Problem statement —
Make an exact copy of the lines, leaving the pictures out.

--- Start ---

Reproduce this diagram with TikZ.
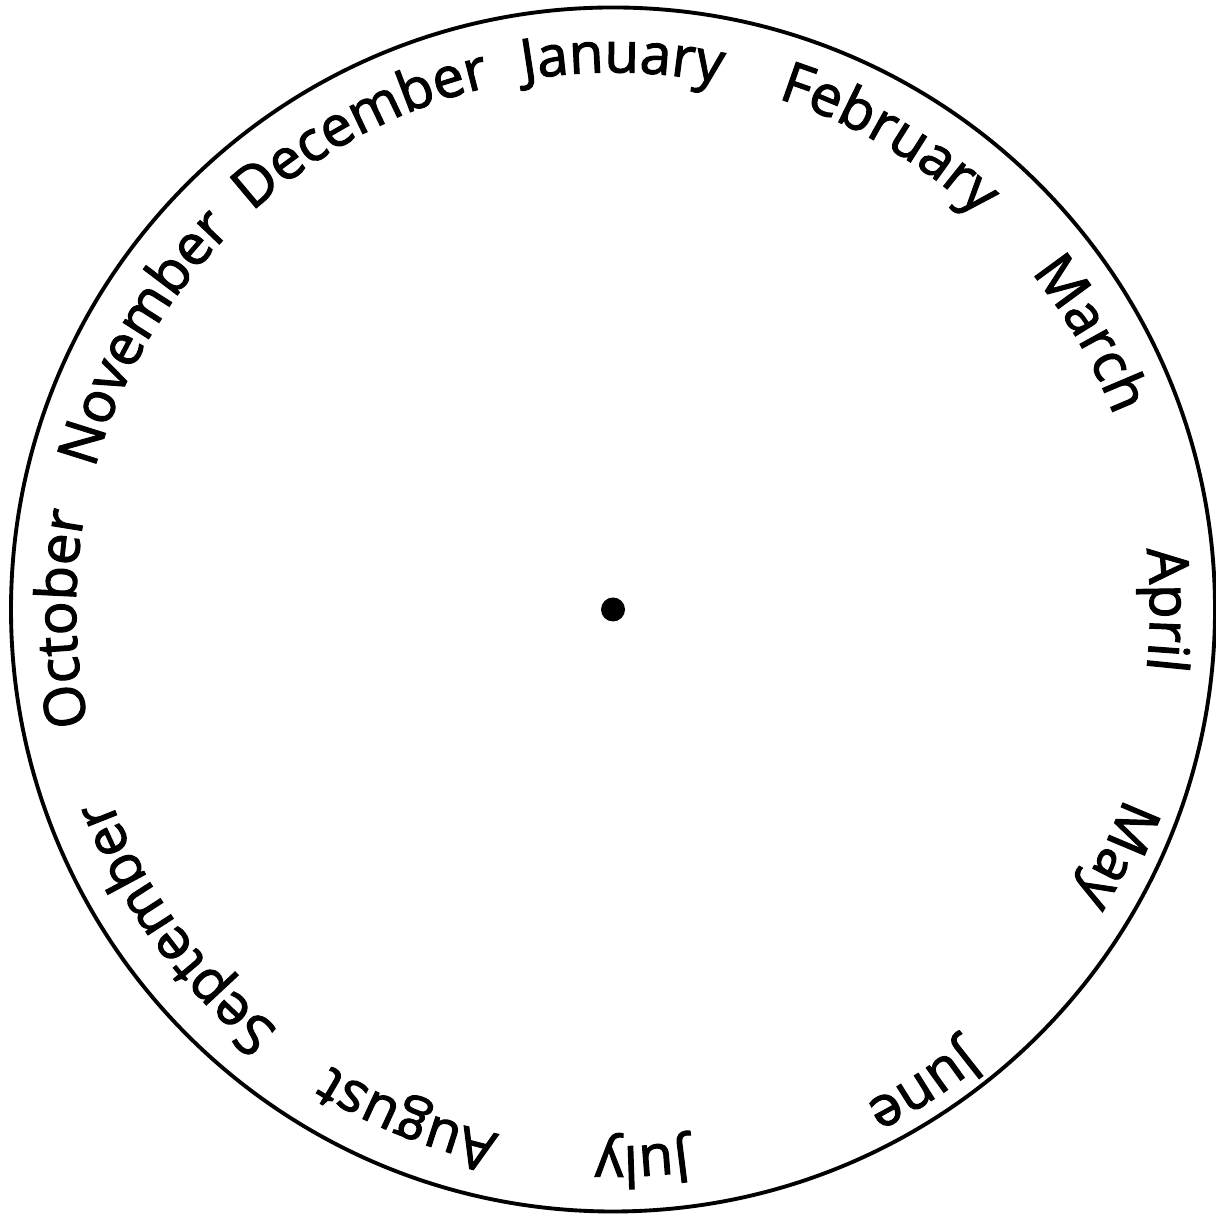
\documentclass[tikz,border=0pt]{standalone}
\usepackage{fontspec}
\newfontfamily\opensans{Open Sans}[FakeBold=2]
\newcommand\mfont{\opensans\fontsize{16pt}{19pt}\selectfont}
\usetikzlibrary{decorations.text}
\tikzset{
  rim/.style={line width=1.1pt},
  month/.style={decorate, decoration={text along path, text align=center, text={|\mfont|#1}}}
}
\begin{document}
\begin{tikzpicture}
\useasboundingbox (0,0) rectangle (12.16,12.16);
\coordinate (c) at (6.13,6.065);
\draw[rim] (c) circle[radius=6.02];
\node[circle, fill=black, inner sep=0pt, minimum size=0.24cm] (dot) at (c) {};
\foreach \ang/\name/\rad in {89/January/5.37, 59.6/February/5.37, 30/March/5.37, 0/April/5.37, -26/May/5.45, -57/June/5.55, -87/July/5.37, -112/August/5.37, -144/September/5.37, -179/October/5.37, -210/November/5.37, -242.3/December/5.37}{
  \path[month=\name] ([shift={(c)}]\ang+60:\rad) arc[start angle=\ang+60, end angle=\ang-60, radius=\rad];
}
\end{tikzpicture}
\end{document}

--- End ---

Exercise response —
Reproduce this diagram with TikZ.
\documentclass[tikz,border=0pt]{standalone}
\usepackage{fontspec}
\newfontfamily\opensans{Open Sans}[FakeBold=2]
\newcommand\mfont{\opensans\fontsize{16pt}{19pt}\selectfont}
\usetikzlibrary{decorations.text}
\tikzset{
  rim/.style={line width=1.1pt},
  month/.style={decorate, decoration={text along path, text align=center, text={|\mfont|#1}}}
}
\begin{document}
\begin{tikzpicture}
\useasboundingbox (0,0) rectangle (12.16,12.16);
\coordinate (c) at (6.13,6.065);
\draw[rim] (c) circle[radius=6.02];
\node[circle, fill=black, inner sep=0pt, minimum size=0.24cm] (dot) at (c) {};
\foreach \ang/\name/\rad in {89/January/5.37, 59.6/February/5.37, 30/March/5.37, 0/April/5.37, -26/May/5.45, -57/June/5.55, -87/July/5.37, -112/August/5.37, -144/September/5.37, -179/October/5.37, -210/November/5.37, -242.3/December/5.37}{
  \path[month=\name] ([shift={(c)}]\ang+60:\rad) arc[start angle=\ang+60, end angle=\ang-60, radius=\rad];
}
\end{tikzpicture}
\end{document}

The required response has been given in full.